Commissioner Thomas Hudnut bristled at the thought that it was up to the CHRB to help fix the problems of Santa Anita.

“Setting up the CHRB as the determinant for you to go out of business is really unfair,” Hudnut said. “Because if you go out of business, it’s because of mismanagement not because of this Board.”

But it was commissioner Damascus Castellanos who offered the most stinging assessment of Santa Anita’s strategy.

“The letter bothers me,” Castellanos said. “I’m not too kind about bullies but if that’s the way you want it to seem then that’s the way it is. … You are trying to put the burden on the CHRB and that’s not our responsibility. We don’t close tracks. … But it’s sad to say with a letter like that, it comes across if you don’t do it my way, I’m going to take my ball and leave. That’s not cool.

“Now we have the north against the south and I received a lot of calls. I’m not upset because of the calls, I’m upset because I don’t do well with bullies. … The bottom line is we need to work together. We need to figure out how to keep racing in California. Not just Northern, not just Southern, but in California. There is no reason to cannibalize each other. Your letter, to me, was crap. It shouldn’t have been done. But that’s the way you chose to play the game and we’ll go from there.”

Clearly, the threat strategy by Santa Anita didn’t work on the CHRB. The vote was expected to be very close, not unanimous. But that was before the letter.

By the time Bill Nader, executive director of the Thoroughbred Owners of California, gave a presentation on why there should be one circuit, not two, the fight was over and most on the Board had already made up their mind.

Alan Balch, executive director of the California Thoroughbred Trainers, put the cherry on top of the Northern California argument by mentioning the hypocrisy of Santa Anita demanding to see financial documents of the Northern California group while never disclosing its own records and in the past offering conflicting opinions on its profitability.

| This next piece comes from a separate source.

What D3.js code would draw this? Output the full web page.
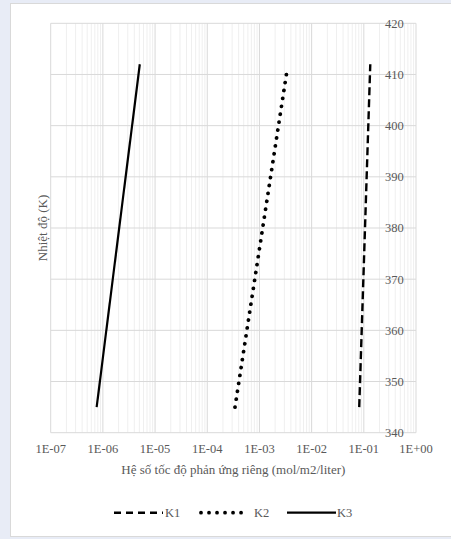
<!DOCTYPE html>
<html>
<head>
<meta charset="utf-8">
<script src="https://cdn.jsdelivr.net/npm/d3@7"></script>
<style>
  html, body { margin: 0; padding: 0; background: #e8ecf6; }
  svg { display: block; }
  svg text { font-family: "Liberation Serif", "DejaVu Serif", serif; fill: #595959; }
</style>
</head>
<body>
<svg id="chart" width="451" height="539"></svg>
<script>
// Reaction rate coefficients vs temperature for three species
const temps1 = [345, 412];
const k1 = [0.0817, 0.133];
const temps2 = [345, 411];
const k2 = [3.4e-4, 3.4e-3];
const temps3 = [345, 412];
const k3 = [7.6e-7, 5.1e-6];

const seriesNames = ["K1", "K2", "K3"];
const xTickLabels = ["1E-07", "1E-06", "1E-05", "1E-04", "1E-03", "1E-02", "1E-01", "1E+00"];
const yTicks = [340, 350, 360, 370, 380, 390, 400, 410, 420];

const xTitle = "Hệ số tốc độ phản ứng riêng (mol/m2/liter)";
const yTitle = "Nhiệt độ (K)";

const FONT = "'Liberation Serif', 'DejaVu Serif', serif";

const svg = d3.select("#chart");

// chart frame
svg.append("rect")
  .attr("x", 10.5).attr("y", 3.5)
  .attr("width", 460).attr("height", 533)
  .attr("fill", "#ffffff").attr("stroke", "#d9d9d9");

const plot = { left: 50.7, right: 416, top: 23.3, bottom: 432.7 };

const x = d3.scaleLog().domain([1e-7, 1]).range([plot.left, plot.right]);
const y = d3.scaleLinear().domain([340, 420]).range([plot.bottom, plot.top]);

const g = svg.append("g");

// minor vertical gridlines
const minor = [];
for (let e = -7; e < 0; e++) {
  for (let m = 2; m <= 9; m++) minor.push(m * Math.pow(10, e));
}
g.append("g").selectAll("line").data(minor).join("line")
  .attr("x1", d => x(d)).attr("x2", d => x(d))
  .attr("y1", plot.top).attr("y2", plot.bottom)
  .attr("stroke", "#efefef").attr("stroke-width", 1);

// major vertical gridlines
const majors = xTickLabels.map(s => +s);
g.append("g").selectAll("line").data(majors).join("line")
  .attr("x1", d => x(d)).attr("x2", d => x(d))
  .attr("y1", plot.top).attr("y2", plot.bottom)
  .attr("stroke", "#d9d9d9").attr("stroke-width", 1);

// horizontal gridlines
g.append("g").selectAll("line").data(yTicks).join("line")
  .attr("x1", plot.left).attr("x2", plot.right)
  .attr("y1", d => y(d)).attr("y2", d => y(d))
  .attr("stroke", "#d9d9d9").attr("stroke-width", 1);

// x tick labels
g.append("g").selectAll("text").data(xTickLabels).join("text")
  .attr("x", d => x(+d)).attr("y", 453)
  .attr("text-anchor", "middle")
  .attr("font-family", FONT)
  .attr("font-size", 12.5)
  .text(d => d);

// y tick labels (drawn inside the right side of the plot)
g.append("g").selectAll("text").data(yTicks).join("text")
  .attr("x", 385).attr("y", d => y(d))
  .attr("dy", "0.35em")
  .attr("font-family", FONT)
  .attr("font-size", 12.5)
  .text(d => d);

// axis titles
svg.append("text")
  .attr("x", (plot.left + plot.right) / 2).attr("y", 474)
  .attr("text-anchor", "middle")
  .attr("font-family", FONT).attr("font-size", 13)
  .text(xTitle);

svg.append("text")
  .attr("transform", `translate(47, ${(plot.top + plot.bottom) / 2}) rotate(-90)`)
  .attr("text-anchor", "middle")
  .attr("font-family", FONT).attr("font-size", 13)
  .text(yTitle);

// series
const styles = [
  { dash: "8 4", width: 2.4, cap: "butt" },
  { dash: "0.01 8", width: 3.8, cap: "round" },
  { dash: null, width: 2.2, cap: "butt" }
];
const series = [
  temps1.map((t, i) => [k1[i], t]),
  temps2.map((t, i) => [k2[i], t]),
  temps3.map((t, i) => [k3[i], t])
];
const line = d3.line().x(d => x(d[0])).y(d => y(d[1]));

series.forEach((s, i) => {
  g.append("path")
    .datum(s)
    .attr("d", line)
    .attr("fill", "none")
    .attr("stroke", "#000")
    .attr("stroke-width", styles[i].width)
    .attr("stroke-linecap", styles[i].cap)
    .attr("stroke-dasharray", styles[i].dash);
});

// legend
const legendX = [114, 201, 287];
const legend = svg.append("g");
seriesNames.forEach((name, i) => {
  const lx = legendX[i];
  const sampleLen = i === 1 ? 44 : 49;
  legend.append("line")
    .attr("x1", lx).attr("x2", lx + sampleLen)
    .attr("y1", 512.7).attr("y2", 512.7)
    .attr("stroke", "#000")
    .attr("stroke-width", styles[i].width)
    .attr("stroke-linecap", styles[i].cap)
    .attr("stroke-dasharray", i === 0 ? "7 5" : styles[i].dash);
  legend.append("text")
    .attr("x", i === 0 ? lx + 51 : i === 1 ? lx + 53 : lx + 50)
    .attr("y", 512.7).attr("dy", "0.35em")
    .attr("font-family", FONT)
    .attr("font-size", 12.5)
    .text(name);
});
</script>
</body>
</html>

“We need a chance to see what will happen in Northern California,” Balch said.

In Fravel’s “now infamous letter,” as he called it, he said the track has had operating losses in excess of $31 million in the last five years. He also said the track has invested $32 million in big capital projects to include a Tapeta training track, a new turf chute and environmental projects.

The main reason for Santa Anita’s opposition to the Northern California proposal is legislation that it ushered through at the end of last year that if there is no live racing in the north, outside of the summer Fair circuit, that all simulcast revenue from the north would go to the south, or to Santa Anita, Del Mar and Los Alamitos.

Now the question is if Santa Anita will follow through on its threat to close or sell the track. The land that the track sits on could be worth in the $1 billion range if developed. And that may be the biggest factor of all.